Meet our 25,000th members!
Over the last 51 years since Warwickshire Wildlife Trust was founded, we have received support from so many wonderful people in Warwickshire, Coventry and Solihull, and beyond. Recently we hit a huge milestone of 25,000 members and we spoke to John and Margaret, our 25,000th members, to find out why they joined and how they will enjoy their membership.
What inspired you to join Warwickshire Wildlife Trust?
"Friends of ours mentioned that they had joined and enjoyed visiting places that only WWT members had access to. We visited Brandon Marsh and thought about joining afterwards. We enjoyed visiting Ufton Fields and Wappenbury Wood for the first time during the pandemic, thanks to recommendations from friends. Our appreciation of the importance of local green spaces has increased during the pandemic."
What do you believe are the greatest threats to our local wildlife and greenspaces?
"HS2 is a significant local threat! We have been sad to learn of its impact. The prospect of using green belt land for housing is another cause for concern."

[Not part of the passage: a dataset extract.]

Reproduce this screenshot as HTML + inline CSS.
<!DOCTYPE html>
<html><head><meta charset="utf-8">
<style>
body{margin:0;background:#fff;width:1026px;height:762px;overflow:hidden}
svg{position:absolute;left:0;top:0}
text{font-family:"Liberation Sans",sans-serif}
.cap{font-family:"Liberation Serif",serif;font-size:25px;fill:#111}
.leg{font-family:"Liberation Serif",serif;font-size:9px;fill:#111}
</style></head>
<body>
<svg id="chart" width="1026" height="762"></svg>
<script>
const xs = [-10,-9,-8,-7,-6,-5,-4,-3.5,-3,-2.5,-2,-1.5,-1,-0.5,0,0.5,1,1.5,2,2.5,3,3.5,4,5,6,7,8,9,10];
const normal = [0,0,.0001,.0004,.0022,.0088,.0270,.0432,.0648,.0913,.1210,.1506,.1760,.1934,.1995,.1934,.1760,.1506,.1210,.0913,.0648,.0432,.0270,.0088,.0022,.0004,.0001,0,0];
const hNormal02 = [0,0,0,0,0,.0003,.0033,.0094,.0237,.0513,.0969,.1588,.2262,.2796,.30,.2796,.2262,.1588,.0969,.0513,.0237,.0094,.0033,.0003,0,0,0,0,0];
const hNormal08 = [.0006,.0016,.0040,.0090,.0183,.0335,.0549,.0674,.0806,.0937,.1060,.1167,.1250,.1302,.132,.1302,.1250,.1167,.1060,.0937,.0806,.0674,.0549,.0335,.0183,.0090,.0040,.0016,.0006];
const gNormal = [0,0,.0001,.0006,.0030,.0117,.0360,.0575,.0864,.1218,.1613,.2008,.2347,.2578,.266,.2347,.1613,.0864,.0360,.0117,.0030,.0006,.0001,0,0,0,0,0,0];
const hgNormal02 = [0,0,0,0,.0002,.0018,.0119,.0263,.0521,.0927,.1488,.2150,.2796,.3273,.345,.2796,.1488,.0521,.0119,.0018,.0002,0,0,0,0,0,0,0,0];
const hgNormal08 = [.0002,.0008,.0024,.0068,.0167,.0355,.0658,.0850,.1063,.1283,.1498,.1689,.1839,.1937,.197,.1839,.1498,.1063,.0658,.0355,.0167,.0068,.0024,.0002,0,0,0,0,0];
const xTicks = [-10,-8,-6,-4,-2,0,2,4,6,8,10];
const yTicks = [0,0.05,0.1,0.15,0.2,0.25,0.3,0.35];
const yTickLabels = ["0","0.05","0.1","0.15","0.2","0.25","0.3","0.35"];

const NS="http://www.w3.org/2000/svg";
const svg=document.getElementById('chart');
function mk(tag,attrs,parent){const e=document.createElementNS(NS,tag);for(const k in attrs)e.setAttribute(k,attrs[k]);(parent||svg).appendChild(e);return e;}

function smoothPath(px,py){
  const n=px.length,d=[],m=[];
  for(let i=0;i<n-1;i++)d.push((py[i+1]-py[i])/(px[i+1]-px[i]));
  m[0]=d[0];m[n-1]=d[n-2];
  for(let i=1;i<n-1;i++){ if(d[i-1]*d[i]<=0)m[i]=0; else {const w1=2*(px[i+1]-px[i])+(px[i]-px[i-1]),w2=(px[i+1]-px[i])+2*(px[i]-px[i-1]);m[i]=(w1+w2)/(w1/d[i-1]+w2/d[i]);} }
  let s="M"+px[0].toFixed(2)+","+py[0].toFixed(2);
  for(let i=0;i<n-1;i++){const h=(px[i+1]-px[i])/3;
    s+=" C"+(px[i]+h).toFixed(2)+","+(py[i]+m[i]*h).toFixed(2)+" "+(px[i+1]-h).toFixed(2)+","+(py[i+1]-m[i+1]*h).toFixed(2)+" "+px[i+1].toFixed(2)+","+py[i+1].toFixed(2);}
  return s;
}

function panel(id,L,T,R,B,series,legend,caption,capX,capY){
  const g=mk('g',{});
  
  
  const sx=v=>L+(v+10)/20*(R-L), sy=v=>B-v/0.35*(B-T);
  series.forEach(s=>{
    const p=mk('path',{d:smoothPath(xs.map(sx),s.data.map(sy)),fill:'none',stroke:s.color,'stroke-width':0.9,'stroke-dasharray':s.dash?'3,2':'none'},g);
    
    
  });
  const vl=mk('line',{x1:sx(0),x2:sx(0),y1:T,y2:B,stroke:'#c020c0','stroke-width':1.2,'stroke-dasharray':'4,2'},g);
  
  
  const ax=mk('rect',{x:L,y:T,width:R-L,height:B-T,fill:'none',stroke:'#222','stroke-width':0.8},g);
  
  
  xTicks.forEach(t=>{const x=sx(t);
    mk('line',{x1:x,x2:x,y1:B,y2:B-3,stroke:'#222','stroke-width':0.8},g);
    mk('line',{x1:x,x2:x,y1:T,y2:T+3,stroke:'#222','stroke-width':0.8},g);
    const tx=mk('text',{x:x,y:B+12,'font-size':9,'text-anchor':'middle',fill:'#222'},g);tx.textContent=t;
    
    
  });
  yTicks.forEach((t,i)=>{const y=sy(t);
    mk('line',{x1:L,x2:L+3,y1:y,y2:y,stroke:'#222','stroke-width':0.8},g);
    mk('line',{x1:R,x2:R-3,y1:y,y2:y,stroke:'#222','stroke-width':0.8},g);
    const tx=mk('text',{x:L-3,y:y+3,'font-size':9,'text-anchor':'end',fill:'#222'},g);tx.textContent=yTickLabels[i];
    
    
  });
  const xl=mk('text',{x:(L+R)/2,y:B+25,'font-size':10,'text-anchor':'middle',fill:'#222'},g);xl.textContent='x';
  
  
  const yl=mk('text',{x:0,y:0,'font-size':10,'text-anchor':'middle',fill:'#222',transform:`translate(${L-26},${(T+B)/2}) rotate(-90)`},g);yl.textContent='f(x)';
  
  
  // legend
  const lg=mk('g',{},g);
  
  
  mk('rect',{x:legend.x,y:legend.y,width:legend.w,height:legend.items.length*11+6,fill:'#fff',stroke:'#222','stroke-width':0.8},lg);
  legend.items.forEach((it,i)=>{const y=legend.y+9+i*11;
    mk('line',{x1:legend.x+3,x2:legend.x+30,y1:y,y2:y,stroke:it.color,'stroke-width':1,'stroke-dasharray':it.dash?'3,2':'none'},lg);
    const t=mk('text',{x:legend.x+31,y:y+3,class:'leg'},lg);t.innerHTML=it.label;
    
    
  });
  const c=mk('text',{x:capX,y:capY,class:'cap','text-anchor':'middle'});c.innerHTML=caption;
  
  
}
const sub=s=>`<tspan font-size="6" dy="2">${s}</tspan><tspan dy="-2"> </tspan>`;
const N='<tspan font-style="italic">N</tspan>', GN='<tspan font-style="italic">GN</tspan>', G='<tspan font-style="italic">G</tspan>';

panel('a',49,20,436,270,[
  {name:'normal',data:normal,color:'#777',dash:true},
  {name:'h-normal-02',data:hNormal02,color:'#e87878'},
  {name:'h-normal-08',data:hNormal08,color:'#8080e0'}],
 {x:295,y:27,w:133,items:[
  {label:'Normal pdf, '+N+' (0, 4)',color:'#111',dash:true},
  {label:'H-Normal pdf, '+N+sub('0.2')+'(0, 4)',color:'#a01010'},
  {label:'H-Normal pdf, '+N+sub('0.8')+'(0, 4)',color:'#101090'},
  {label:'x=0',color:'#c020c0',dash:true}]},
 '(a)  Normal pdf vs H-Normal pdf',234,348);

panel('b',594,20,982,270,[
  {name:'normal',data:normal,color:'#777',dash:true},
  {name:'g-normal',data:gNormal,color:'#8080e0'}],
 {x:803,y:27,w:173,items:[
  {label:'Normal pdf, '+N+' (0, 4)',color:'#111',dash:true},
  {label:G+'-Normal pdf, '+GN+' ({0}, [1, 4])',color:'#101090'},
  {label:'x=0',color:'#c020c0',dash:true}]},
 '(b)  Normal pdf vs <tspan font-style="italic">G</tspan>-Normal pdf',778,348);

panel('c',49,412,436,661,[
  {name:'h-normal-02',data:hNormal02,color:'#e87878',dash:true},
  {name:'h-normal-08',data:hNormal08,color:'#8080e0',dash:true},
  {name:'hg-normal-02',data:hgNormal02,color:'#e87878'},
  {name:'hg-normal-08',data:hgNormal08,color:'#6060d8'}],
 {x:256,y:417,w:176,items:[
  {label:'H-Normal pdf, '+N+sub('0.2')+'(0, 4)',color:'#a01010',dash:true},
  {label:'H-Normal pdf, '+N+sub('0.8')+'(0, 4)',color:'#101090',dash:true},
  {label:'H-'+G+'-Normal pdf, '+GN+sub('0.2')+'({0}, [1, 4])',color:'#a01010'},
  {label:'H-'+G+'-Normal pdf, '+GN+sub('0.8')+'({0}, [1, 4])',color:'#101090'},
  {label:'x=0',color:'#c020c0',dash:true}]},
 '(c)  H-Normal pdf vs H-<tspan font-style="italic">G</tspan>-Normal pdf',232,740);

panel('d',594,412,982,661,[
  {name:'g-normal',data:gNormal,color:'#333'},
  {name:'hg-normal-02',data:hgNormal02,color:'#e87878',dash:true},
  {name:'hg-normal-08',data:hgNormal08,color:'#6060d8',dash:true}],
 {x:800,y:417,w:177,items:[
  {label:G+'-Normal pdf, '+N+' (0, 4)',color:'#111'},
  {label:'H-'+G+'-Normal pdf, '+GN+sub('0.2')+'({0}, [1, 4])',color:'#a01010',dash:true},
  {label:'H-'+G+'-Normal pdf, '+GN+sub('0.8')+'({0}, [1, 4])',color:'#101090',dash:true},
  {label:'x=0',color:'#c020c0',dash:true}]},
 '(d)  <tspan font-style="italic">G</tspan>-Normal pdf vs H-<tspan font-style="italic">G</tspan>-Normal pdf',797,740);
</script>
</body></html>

Which of our reserves and visitor centres are on your list to visit now that you are members?
"We are looking forward to our New Members Guided Walk at Whitacre Heath in October. Unfortunately, just after we joined I (John) developed an ankle problem which has caused difficulty in walking and has hampered our plans to explore. However, we were glad to discover that there is a Tramper that we can borrow at Brandon Marsh, so we are looking forward to a visit in early August."
What species are you hoping to spot as your explore?
"We once saw a kingfisher at Brandon Marsh and it would be lovely to repeat that experience. Margaret would love to see badgers: we are sad to see, in the WWT magazine, that the Government plans to cull badgers. We will enjoy the natural variation emerging during each season of the year."
Why do you think it is important that people support their local Wildlife Trust?
"The pandemic has highlighted the importance of the natural environment as a place of recreation and healing. We should not take it for granted and cannot rely on the Government to preserve our natural heritage. Local involvement would be a more reliable way of ensuring the conservation of local natural environments. Events for children are important for future generations to appreciate the natural environment."